TASK DESCRIPTION
Write out the opening lines of the data word for word, up to and including the line with "['#9999FF', '#993366', '#FFFFCC', '#CCFFFF', '#660066'];", and leave every picture and every later line out.

DATA LINES
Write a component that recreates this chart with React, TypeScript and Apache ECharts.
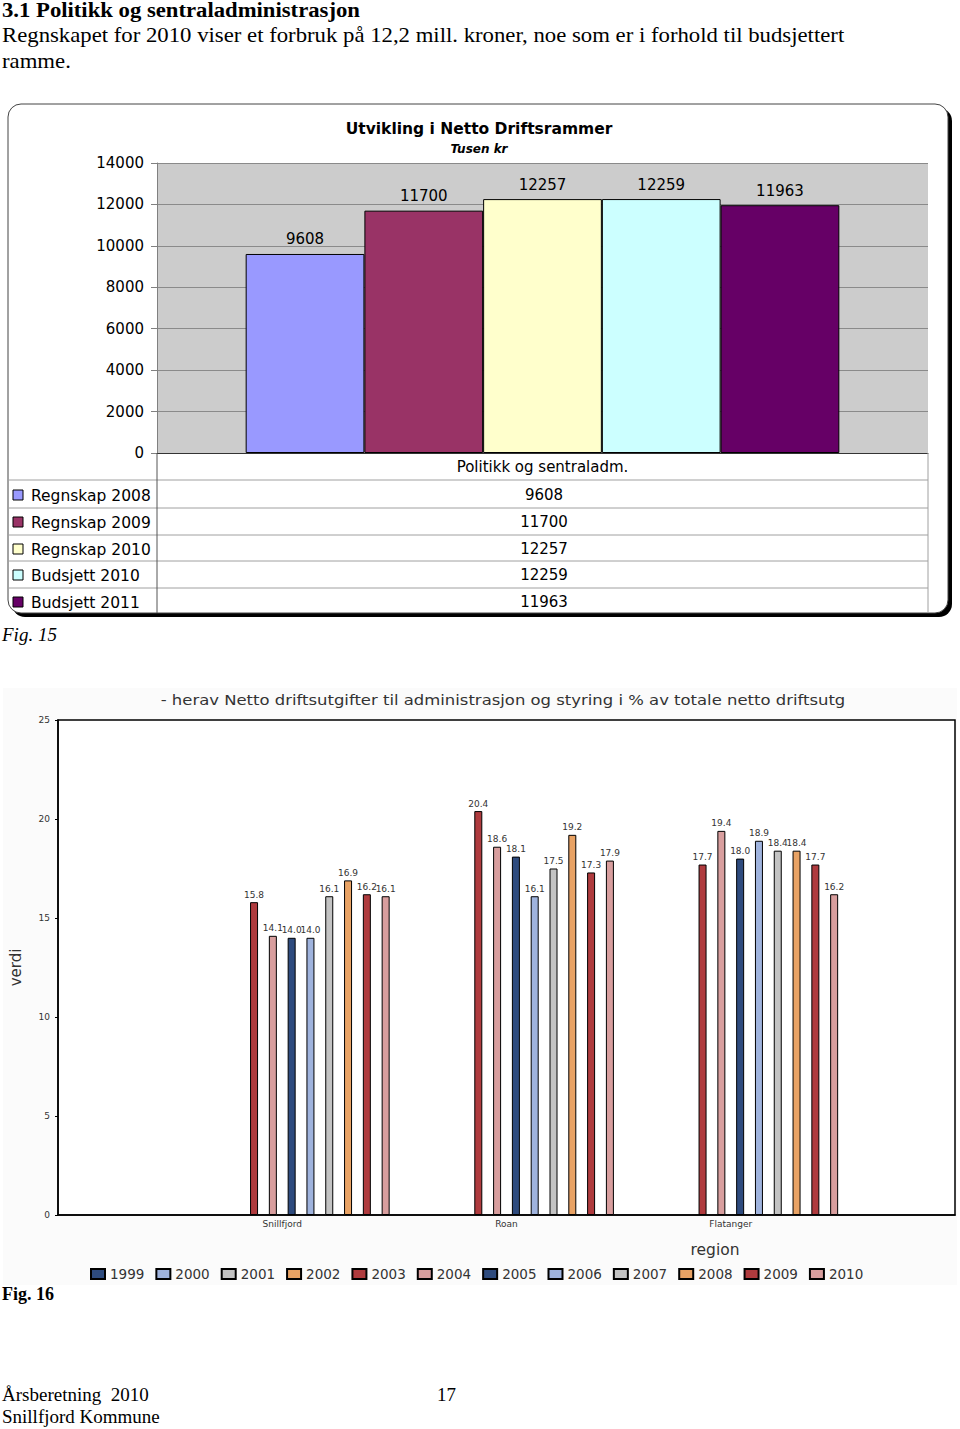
import React, { useEffect, useRef } from 'react';
import * as echarts from 'echarts';

// ---------- Fig. 15 data ----------
const fig15Category = ['Politikk og sentraladm.'];
const fig15Names = ['Regnskap 2008', 'Regnskap 2009', 'Regnskap 2010', 'Budsjett 2010', 'Budsjett 2011'];
const fig15Values = [9608, 11700, 12257, 12259, 11963];
const fig15Colors = ['#9999FF', '#993366', '#FFFFCC', '#CCFFFF', '#660066'];

// ---------- Fig. 16 data ----------
const fig16Regions = ['', 'Snillfjord', 'Roan', 'Flatanger', ''];
const fig16Years = ['1999', '2000', '2001', '2002', '2003', '2004', '2005', '2006', '2007', '2008', '2009', '2010'];
const snillfjord = [null, null, null, null, 15.8, 14.1, 14.0, 14.0, 16.1, 16.9, 16.2, 16.1];
const roan = [null, null, null, null, 20.4, 18.6, 18.1, 16.1, 17.5, 19.2, 17.3, 17.9];
const flatanger = [null, null, null, null, 17.7, 19.4, 18.0, 18.9, 18.4, 18.4, 17.7, 16.2];
const fig16Colors = [
  '#2E4B7E', '#9FB3DD', '#C3C3C3', '#E8A264', '#AF3B3E', '#D89E9E',
  '#2E4B7E', '#9FB3DD', '#C3C3C3', '#E8A264', '#AF3B3E', '#D89E9E',
];

const serif = '"Liberation Serif", "Times New Roman", serif';
const sans = '"DejaVu Sans", sans-serif';

function txt(x: number, y: number, text: string, size: number, o: any = {}) {
  return {
    type: 'text',
    x,
    y,
    scaleX: o.scaleX || 1,
    z: 20,
    style: {
      text,
      fontSize: size,
      fontFamily: o.family || serif,
      fontWeight: o.weight || 'normal',
      fontStyle: o.style || 'normal',
      fill: o.color || '#000',
      align: o.align || 'left',
      verticalAlign: 'middle',
    },
  };
}

function hline(x1: number, x2: number, y: number, color: string, w = 1) {
  return { type: 'line', z: 20, shape: { x1, y1: y, x2, y2: y }, style: { stroke: color, lineWidth: w } };
}
function vline(x: number, y1: number, y2: number, color: string, w = 1) {
  return { type: 'line', z: 20, shape: { x1: x, y1, x2: x, y2 }, style: { stroke: color, lineWidth: w } };
}

export default function App() {
  const ref = useRef<HTMLDivElement>(null);

  useEffect(() => {
    if (!ref.current) return;
    const chart = echarts.init(ref.current, null, { renderer: 'svg' });

    const rowY = [495, 522, 549, 575, 602];
    const tableLinesY = [480, 508, 535, 561, 588];

    const graphic: any[] = [
      // page text
      txt(2, 10, '3.1 Politikk og sentraladministrasjon', 20, { weight: 'bold', scaleX: 1.135 }),
      txt(2, 35, 'Regnskapet for 2010 viser et forbruk på 12,2 mill. kroner, noe som er i forhold til budsjettert', 20, { scaleX: 1.138 }),
      txt(2, 61, 'ramme.', 20, { scaleX: 1.138 }),
      // fig 15 box (shadow + box)
      { type: 'rect', z: -20, shape: { x: 12, y: 108, width: 940, height: 509, r: 13 }, style: { fill: '#000' } },
      { type: 'rect', z: -19, shape: { x: 8, y: 104, width: 940, height: 509, r: 13 }, style: { fill: '#fff', stroke: '#444', lineWidth: 1 } },
      // table lines
      ...tableLinesY.map((y) => hline(9, 928, y, '#a0a0a0')),
      vline(157, 453, 613, '#555'),
      vline(928, 453, 613, '#a0a0a0'),
      // table rows
      ...fig15Names.map((n, i) => ({
        type: 'rect', z: 20,
        shape: { x: 13, y: rowY[i] - 5, width: 10, height: 10 },
        style: { fill: fig15Colors[i], stroke: '#000', lineWidth: 1 },
      })),
      ...fig15Names.map((n, i) => txt(31, rowY[i] + 1, n, 15.5, { family: sans })),
      ...fig15Values.map((v, i) => txt(544, rowY[i], String(v), 15, { family: sans, align: 'center' })),
      txt(2, 634, 'Fig. 15', 19, { style: 'italic' }),
      // fig 16
      { type: 'rect', z: -20, shape: { x: 3, y: 688, width: 954, height: 597 }, style: { fill: '#fbfbfb' } },
      txt(503, 700, '- herav Netto driftsutgifter til administrasjon og styring i % av totale netto driftsutg', 14, {
        family: sans, color: '#333', align: 'center', scaleX: 1.175,
      }),
      txt(715, 1250, 'region', 15.5, { family: sans, color: '#333', align: 'center' }),
      txt(2, 1294, 'Fig. 16', 18, { weight: 'bold' }),
      // footer
      txt(2, 1394, 'Årsberetning  2010', 19),
      txt(437, 1394, '17', 19),
      txt(2, 1416, 'Snillfjord Kommune', 19),
    ];

    const fig15Series = fig15Names.map((n, i) => ({
      name: n,
      type: 'bar',
      xAxisIndex: 0,
      yAxisIndex: 0,
      data: [fig15Values[i]],
      barGap: '0%',
      barCategoryGap: '23%',
      itemStyle: { color: fig15Colors[i], borderColor: '#000', borderWidth: 1 },
      label: { show: true, position: 'top', distance: 7, fontSize: 15, fontFamily: sans, color: '#000' },
    }));

    const fig16Series = fig16Years.map((y, i) => ({
      name: y,
      type: 'bar',
      xAxisIndex: 1,
      yAxisIndex: 1,
      data: [null, snillfjord[i], roan[i], flatanger[i], null],
      barWidth: 8,
      barGap: '135%',
      itemStyle: { color: fig16Colors[i], borderColor: '#000', borderWidth: 1 },
      label: {
        show: true,
        position: 'top',
        distance: 3,
        fontSize: 9,
        fontFamily: sans,
        color: '#333',
        formatter: (p: any) => (p.value == null ? '' : Number(p.value).toFixed(1)),
      },
    }));

    const option: any = {
      animation: false,
      textStyle: { fontFamily: sans },
      title: [
        {
          text: 'Utvikling i Netto Driftsrammer', left: 479, top: 121, textAlign: 'center', padding: 0,
          textStyle: { fontSize: 15.5, fontWeight: 'bold', color: '#000', fontFamily: sans },
        },
        {
          text: 'Tusen kr', left: 479, top: 143, textAlign: 'center', padding: 0,
          textStyle: { fontSize: 12, fontWeight: 'bold', fontStyle: 'italic', color: '#000', fontFamily: sans },
        },
      ],
      legend: {
        data: fig16Years,
        left: 90,
        top: 1267,
        itemWidth: 14,
        itemHeight: 10,
        itemGap: 11,
        padding: 0,
        icon: 'rect',
        textStyle: { fontSize: 13.5, color: '#333', fontFamily: sans },
      },
      graphic,
      grid: [
        { left: 157, top: 163, width: 771, height: 290, show: true, backgroundColor: '#CCCCCC', borderWidth: 0 },
        { left: 57, top: 720, width: 898, height: 495, show: true, backgroundColor: '#fff', borderColor: '#000', borderWidth: 1.5 },
      ],
      xAxis: [
        {
          type: 'category', gridIndex: 0, data: fig15Category,
          axisLine: { lineStyle: { color: '#333' } },
          axisTick: { show: false },
          axisLabel: { fontSize: 15, color: '#000', margin: 6, fontFamily: sans },
        },
        {
          type: 'category', gridIndex: 1, data: fig16Regions, boundaryGap: false,
          axisLine: { lineStyle: { color: '#000', width: 1.5 } },
          axisTick: { show: false },
          splitLine: { show: false },
          axisLabel: { fontSize: 9, color: '#333', interval: 0, margin: 4, fontFamily: sans },
        },
      ],
      yAxis: [
        {
          type: 'value', gridIndex: 0, min: 0, max: 14000, interval: 2000,
          axisLine: { show: true, lineStyle: { color: '#808080' } },
          axisTick: { show: true, length: 6, lineStyle: { color: '#808080' } },
          axisLabel: { fontSize: 15, color: '#000', margin: 13, fontFamily: sans, formatter: (v: number) => String(v) },
          splitLine: { show: true, lineStyle: { color: '#8a8a8a' } },
        },
        {
          type: 'value', gridIndex: 1, min: 0, max: 25, interval: 5,
          name: 'verdi', nameLocation: 'middle', nameRotate: 90, nameGap: 35,
          nameTextStyle: { fontSize: 15, color: '#333', fontFamily: sans },
          axisLine: { show: true, lineStyle: { color: '#000', width: 1.5 } },
          axisTick: { show: true, length: 3, lineStyle: { color: '#000' } },
          axisLabel: { fontSize: 9, color: '#333', margin: 8, fontFamily: sans, formatter: (v: number) => String(v) },
          splitLine: { show: false },
        },
      ],
      series: [...fig15Series, ...fig16Series],
    };

    chart.setOption(option);
    return () => chart.dispose();
  }, []);

  return (
    <div
      ref={ref}
      style={{ position: 'absolute', left: 0, top: 0, width: 960, height: 1429, background: '#fff' }}
    />
  );
}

SOLUTION FOR THIS PROBLEM
Write a component that recreates this chart with React, TypeScript and Apache ECharts.
import React, { useEffect, useRef } from 'react';
import * as echarts from 'echarts';

// ---------- Fig. 15 data ----------
const fig15Category = ['Politikk og sentraladm.'];
const fig15Names = ['Regnskap 2008', 'Regnskap 2009', 'Regnskap 2010', 'Budsjett 2010', 'Budsjett 2011'];
const fig15Values = [9608, 11700, 12257, 12259, 11963];
const fig15Colors = ['#9999FF', '#993366', '#FFFFCC', '#CCFFFF', '#660066'];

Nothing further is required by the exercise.